Railway will redeploy. Wait for /health to return 200. The verifier now accepts both old + new signatures.

4. Roll the signer forward (step B).

Update the GH Actions secret SHOWCASE_HARNESS_SHARED_SECRET in the repo to the new value. From the CI side, this is a single write:

sh
gh secret set SHOWCASE_HARNESS_SHARED_SECRET --repo CopilotKit/CopilotKit --body "<new>"

Trigger a test deploy (e.g. re-run showcase_deploy.yml against a scratch branch) and confirm the webhook.deploy.accepted log appears on showcase-harness. If it does, the signer is now using the new key.

5. Close the overlap (step C).

After ≥ 10 minutes — confirmed by zero webhook.deploy.reject {reason=bad-signature} logs in the interim — remove the previous key:

sh
railway variables --service showcase-harness --unset SHARED_SECRET_PREV \
  || railway variables --service showcase-harness --remove SHARED_SECRET_PREV

The service redeploys and from this point forward only the new SHARED_SECRET is accepted.

Verification

  • /health returns 200 throughout the drill.
  • At no point does webhook.deploy.reject {reason=bad-signature} appear in the logs (except intentionally during a negative test).
  • After step 5, grep SHARED_SECRET_PREV returns no match in the service env.

Rollback

If step 4 surfaces signer issues, revert SHOWCASE_HARNESS_SHARED_SECRET in GH Actions to the old value. The verifier on showcase-harness still accepts the old key (SHARED_SECRET_PREV), so rolling back the signer requires no service change.

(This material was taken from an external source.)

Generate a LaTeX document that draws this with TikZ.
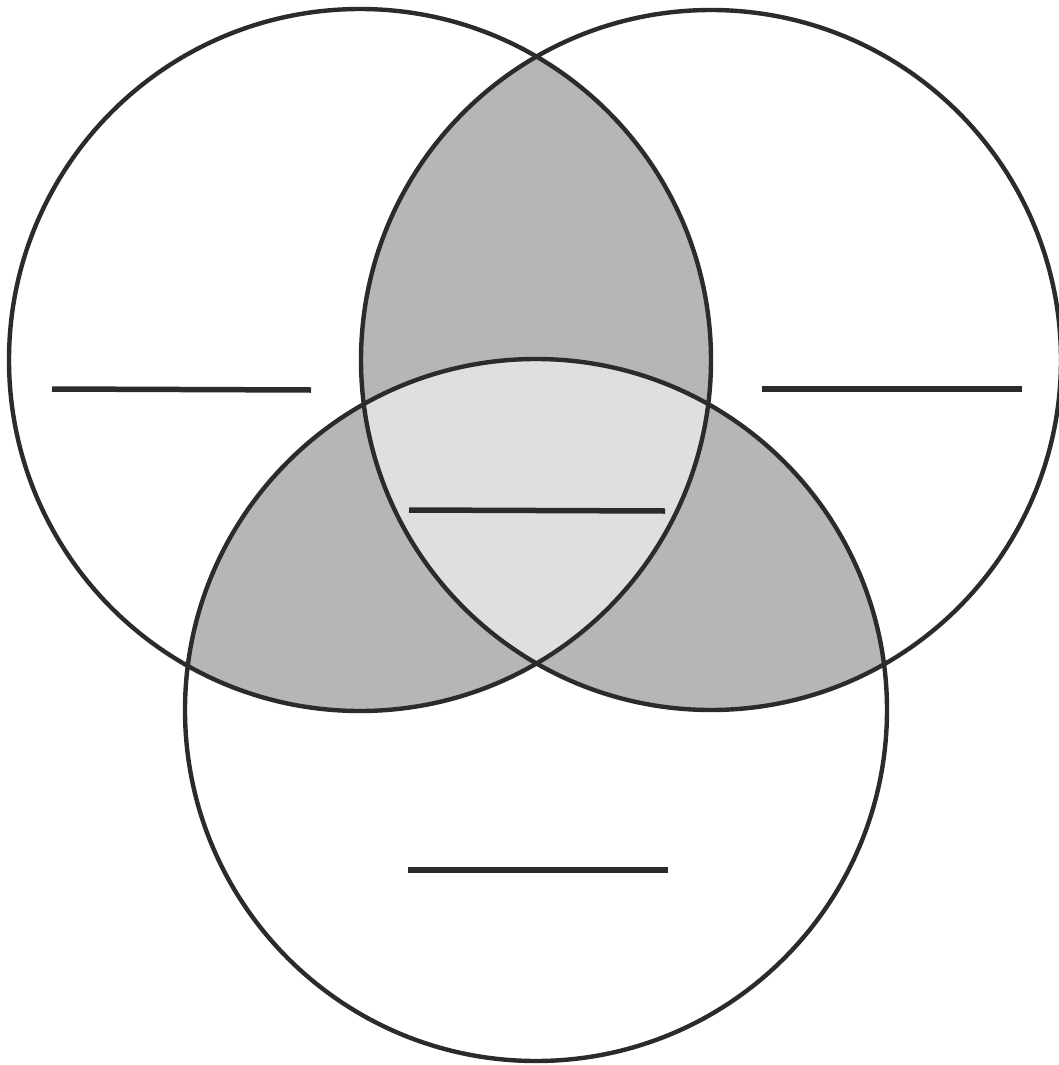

If step 3 surfaces verifier issues (the SHARED_SECRET_PREV slot is kept specifically to give us an undo path without having to regenerate the secret from scratch), set SHARED_SECRET back to the old value and unset SHARED_SECRET_PREV.

Cadence

Rotate every 90 days OR immediately on suspicion of compromise. Mark the next rotation date in the team calendar when step 5 completes.